I don’t know. But you’re right. Working Title seemed to really hit the groove with them and we did film after film and you knew they were going to do well. So that combination of folk knew what to do. Maybe they got too broad, maybe they were trying to push things and they became more comedy than rom-com. For me, my big anxiety about this is it’s not funny enough, because you get too close to it. And then people say ‘it is!’. But this is very emotional and it’s that balance between a smile and a tear that’s so important. It is good laugh, but a laugh is a little sweeter if you’ve just had a cry.
Are there any particularly qualities you think are needed to be a leading man or woman in a rom-com. Is comic timing important?
The thing about comic timing is that, being an editor, it’s down to me. But I think it’s about charm. The thing about Lucien is that he just lights up the screen. We do a meet-cute, unashamedly so, and that all goes back to Billy Wilder. The guy knew how to do that, so watch his films and you can do it too. It’s that simple.
I noticed you’re also lined up to direct another film, the comedy Missionary Position. Have you made a concerted effort by you to do more directing or is just what’s being offered to you?

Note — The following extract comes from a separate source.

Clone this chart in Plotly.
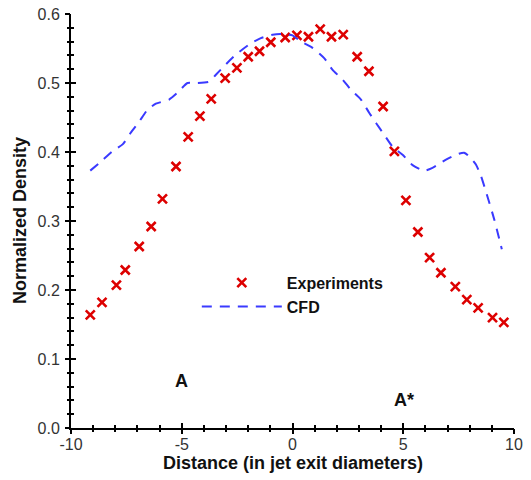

Not really. When I was little and at film school, I wanted to be a director like everybody does and on my first job somebody gave me some sage advice: learn how to cut because it’s really useful. So I started cutting and I was very lucky, and Eric Fellner asked me to help out with the first Nanny McPhee. And at the end of that I asked if could direct my own movie, and they gave me a chance with Wildchild. And Wildchild didn’t get released in American, so the problem I had, as I live over there, was that people ask why did your first movie go straight to TV? So it made it difficult. And I got offered lots of interesting work to cut. But I love to do this. It’s the best.
Richard Curtis recently said that his own daughter considers Love Actually to be sexist, racist and fattist. Do you agree?
It was funny because I do remember when we looked at dailies and the Prime Minister’s assistant said “big arse” or something, and I was like, OK… But yeah, you probably wouldn’t do it now.